E se per risolvere la crisi del debito Obama “vendesse” Taiwan alla Cina?
Come potrebbe Obama rimettere in piedi gli Stati Uniti, farsi rieleggere e preservare l’America anche negli anni a venire in un sol colpo? Semplice: “vendere” Taiwan alla Cina. “Dovrebbe aprire negoziati segreti con i leader cinesi, chiedergli di cancellare gli oltre mille miliardi di dollari di debito che Pechino attualmente detiene in cambio di un patto che ponga fine all’assistenza militare, alla vendita di armi a Taiwan da parte dell’America e all’accordo difensivo vigente tra i due paesi”.
Ha scritto così Paul V. Kane, ex Marine che ha combattuto in Iraq e frequentato Harvard, il massimo del patriottismo, sul New York Times. “L’isola di Taiwan” continua l’articolo “inevitabilmente sarà assorbita dal continente”, inutile portare avanti un rapporto “figlio della guerra fredda”, perché “il problema della sicurezza nazionale” non si risolve più “con le armi” ma “con il taglio del debito“. Anche la Cina ci guadagnerebbe, oltre che da punti di vista strategici e politici, da quello economico: risparmierebbe spese militari per 50 miliardi di dollari l’anno. Senza contare che entrambi eviterebbero un’inutile guerra per il controllo del Pacifico.
L’articolo di Kane, che non tiene in nessun conto i desideri dei cittadini di Taiwan, che essendo indipendenti dal 1949 non hanno nessuna intenzione di finire sotto il regime comunista cinese, ha però creato scalpore, è stato bollato da tanti come “assurdo”, anche se nessuno ha riso di quest’ipotesi. E per quanto Gerrit van der Wees, dell’Associazione Formosa, gruppo di Washington che sostiene la causa dell’indipendenza di Taiwan, abbia criticato il pezzo di Kane definendolo “un articolo oltraggioso scritto da qualcuno che sembra non avere la minima idea di quello di cui sta parlando”, altri fanno notare che secondo alcuni segnali forse Obama sta pensando davvero a una soluzione del genere per evitare di tagliare la spesa sociale o la Difesa.

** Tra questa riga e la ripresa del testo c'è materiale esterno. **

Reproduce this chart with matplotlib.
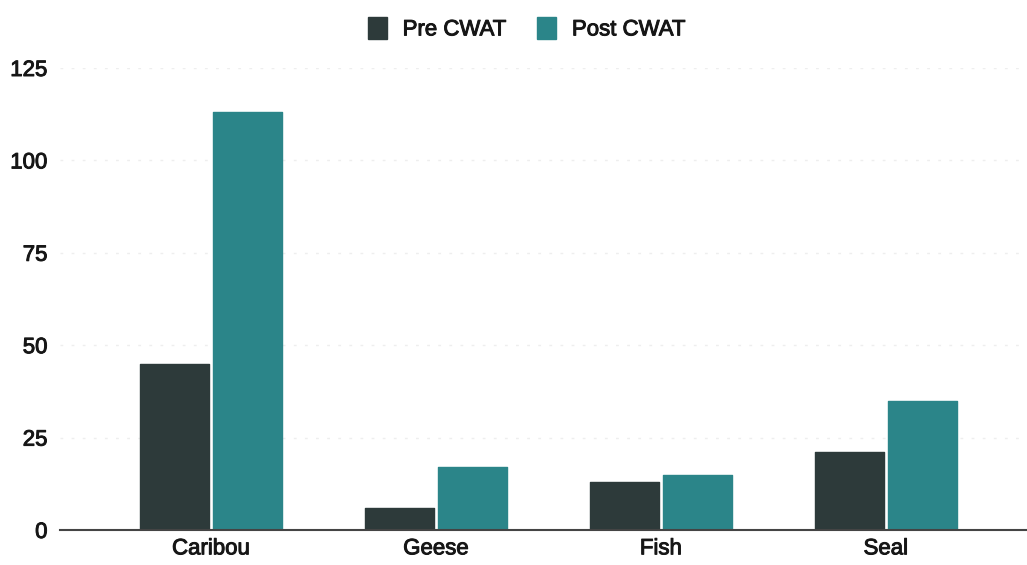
import matplotlib.pyplot as plt
import matplotlib.patheffects as pe
import numpy as np

plt.rcParams['font.family'] = ['Liberation Sans', 'DejaVu Sans']

categories = ['Caribou', 'Geese', 'Fish', 'Seal']
pre_cwat = [45, 6, 13, 21]
post_cwat = [113, 17, 15, 35]
y_ticks = [0, 25, 50, 75, 100, 125]

dark = '#2d3a3a'
teal = '#2b8589'
text_color = '#161616'
heavy = [pe.withStroke(linewidth=0.7, foreground=text_color)]

fig = plt.figure(figsize=(10.27, 5.65), dpi=100)
ax = fig.add_axes([60 / 1027, 35 / 565, 967 / 1027, 462 / 565])

x = np.arange(len(categories))
width = 0.306
offset = 0.163
ax.bar(x - offset, pre_cwat, width, color=dark, edgecolor=dark, linewidth=1,
       joinstyle='round', label='Pre CWAT', zorder=3)
ax.bar(x + offset, post_cwat, width, color=teal, edgecolor=teal, linewidth=1,
       joinstyle='round', label='Post CWAT', zorder=3)

ax.set_xlim(-0.671, 3.627)
ax.set_ylim(0, 125)
ax.set_yticks(y_ticks)
ax.set_xticks(x)
ax.set_xticklabels(categories)
ax.tick_params(axis='both', length=0, labelsize=16, colors=text_color)
ax.tick_params(axis='y', pad=9)
ax.tick_params(axis='x', pad=6)
for lbl in ax.get_xticklabels() + ax.get_yticklabels():
    lbl.set_path_effects(heavy)

ax.grid(axis='y', color='#eeeeee', linestyle=(0, (2, 6)), linewidth=1, zorder=0)
for side in ['top', 'right', 'left']:
    ax.spines[side].set_visible(False)
ax.spines['bottom'].set_color('#444444')
ax.spines['bottom'].set_linewidth(1.5)
ax.spines['bottom'].set_zorder(4)

leg = fig.legend(loc='upper center', bbox_to_anchor=(0.513, 1.005), ncol=2, frameon=False,
                 fontsize=16, handlelength=0.85, handleheight=1.1, handletextpad=0.7,
                 columnspacing=1.4)
for t in leg.get_texts():
    t.set_color(text_color)
    t.set_path_effects(heavy)

plt.savefig('out.png', dpi=100)
plt.close()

Due mesi fa l’amministrazione Obama ha risposto negativamente alla richiesta di Taiwan di comprare alcuni Jet F-16, gli stessi che gli Usa hanno venduto senza sollevare problemi all’Indonesia. Inoltre, Obama ha preso nuovi accordi con l’Australia, con Singapore, con le Filippine, con la Thailandia e perfino con il Myanmar, dove si è recata Hillary Clinton. Tutto questo fa pensare che per l’America la partita nel Pacifico sia molto importante, ma l’esclusione di Taiwan da questo insieme di iniziative fa pensare male molti analisti. Come dichiarato da John Copper, docente di Studi internazionali al Rhodes College di Memphis, Tennessee, «Kane ha capito, come tanti altri, che Obama disprezza Taiwan. I democratici pensano che Bush amasse e aiutasse Taiwan e un altro fattore che mette Taiwan in cattiva luce per Obama è il partito nazionalista, di destra, che è attualmente al potere». Non solo, Copper ricorda che con Obama l’Accordo per il libero commercio tra Usa e Taiwan è finito nel dimenticatoio, che sono due anni che un diplomatico importante a stelle e strisce non si fa vedere sull’isola e che da tempo immemore la parola Taiwan non si sente all’interno di un discorso sull’Asia da parte di un diplomatico dell’era Obama.
Insomma, Kane avrà anche scritto un articolo provocatorio e irrealizzabile ma di sicuro «è ben informato». Se gli Usa lasciassero davvero Taiwan in mano alla Cina, senza più sostenere militarmente la sua indipendenza, metterebbe finalmente d’accordo il Congresso americano, che non sa decidersi sui tagli da infliggere alla società. Di sicuro, però, scontenterebbe gli abitanti di Taiwan, che non sono così ansiosi di vedersi imporre le leggi di un regime comunista. Obama permettendo.